Reflecting On A Failed To-Do List

I’m constantly trying out new to-do list systems. I feel like I’m always in a state of organizing and revising my thoughts and wishes and obligations, imagining one day I’ll eventually learn how to be a machine of perpetual productivity.

I imagine a calm and gentle machine, where I give it inputs of desires, obligations, and available time, and it outputs only a minimal list of tasks in order of priority. It’s not that I need to get everything done, it’s that I want to know what are the right things to get done in order to be secure and confident and excited about the future.

Last week, I had a hypothesis that maybe what was going wrong with my current implementation of my productivity machine/to-do list system is that I had too many goals at the same time and I needed to prioritize completing fewer goals before moving onto the next one. So I created several lists to represent the different priorities. I imagined a workflow where as soon as something on the highest priority list gets completed, I go back to the backlog and move something into scope. And then, whenever I have a fleeting thought about something I’d love to do one day (“Write a musical!”), I can add it to the lowest priority backlog list with some confidence that I’d eventually get to it.

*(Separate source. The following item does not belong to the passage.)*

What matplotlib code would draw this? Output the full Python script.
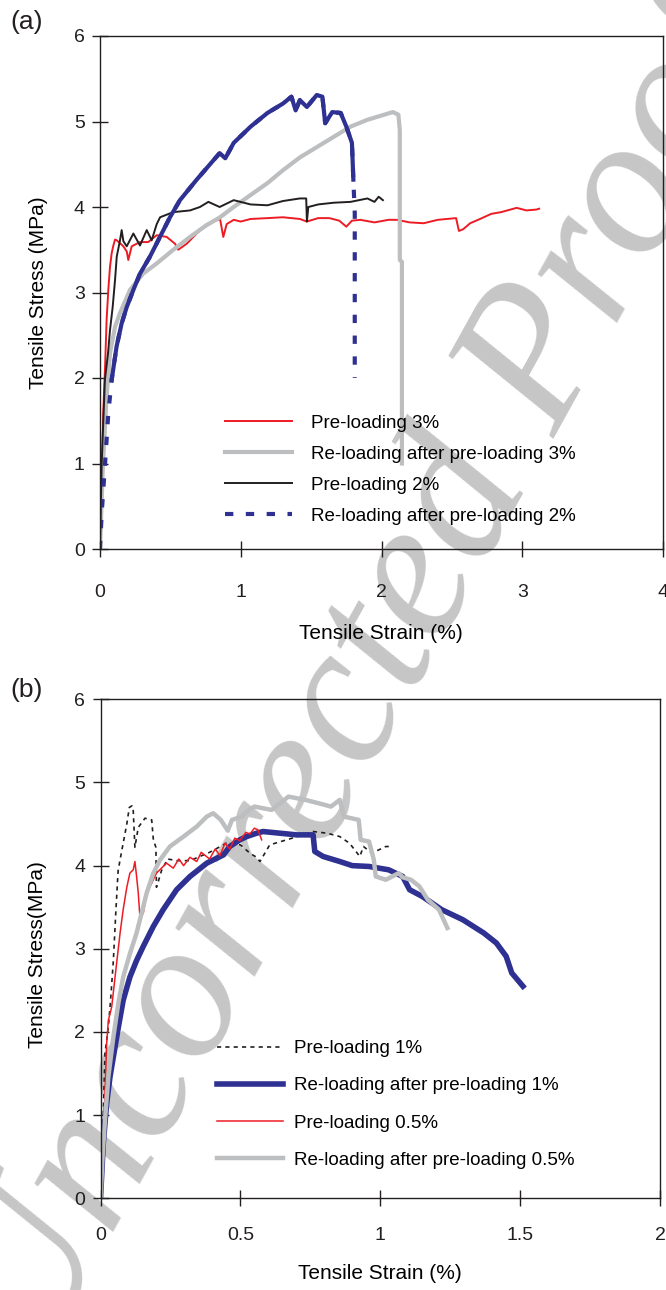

A week later, I haven’t looked at my lists.

At all.

Yep, I literally just checked my Quip history and I haven’t made a change to the documents since exactly seven days ago.

Great! Yay for the scientific method, yay for invalidating my hypothesis, yay for learning something new about myself! But what went awry?

  • If I didn’t check the intended list of tasks, how did I end up deciding what to do?
  • Why did I default to that system?
  • Is the problem that I didn’t remember to use my new system or that the new system was ineffective for my problem and so I never created a successful feedback loop?

But then, as I go over my past week, I realize despite not using my revolutionary to-do list system, I’m still getting things done. I wrote at least one poem a day. I made progress with the current book I’m reading. I went to poetry readings and theatre workshops and other scary events that pushed me outside my comfort zone and helped me meet new people. I thought that I wasn’t prioritizing things enough to make progress in any direction, but looking back on my week the data shows I did prioritize things that felt good to me.

Maybe what went wrong was that my hypothesis was formulated on an inaccurate premise to begin with. It’s interesting because initially when I was reflecting on how I ended up not executing my life-changing productivity machine, I was feeling disappointed in myself. My brain had immediately jumped to the narrative of “I’m never any good at follow-through or execution”.

Makes me wonder how often I blame myself for lack of discipline and execution of solutions for problems that was never there to begin with.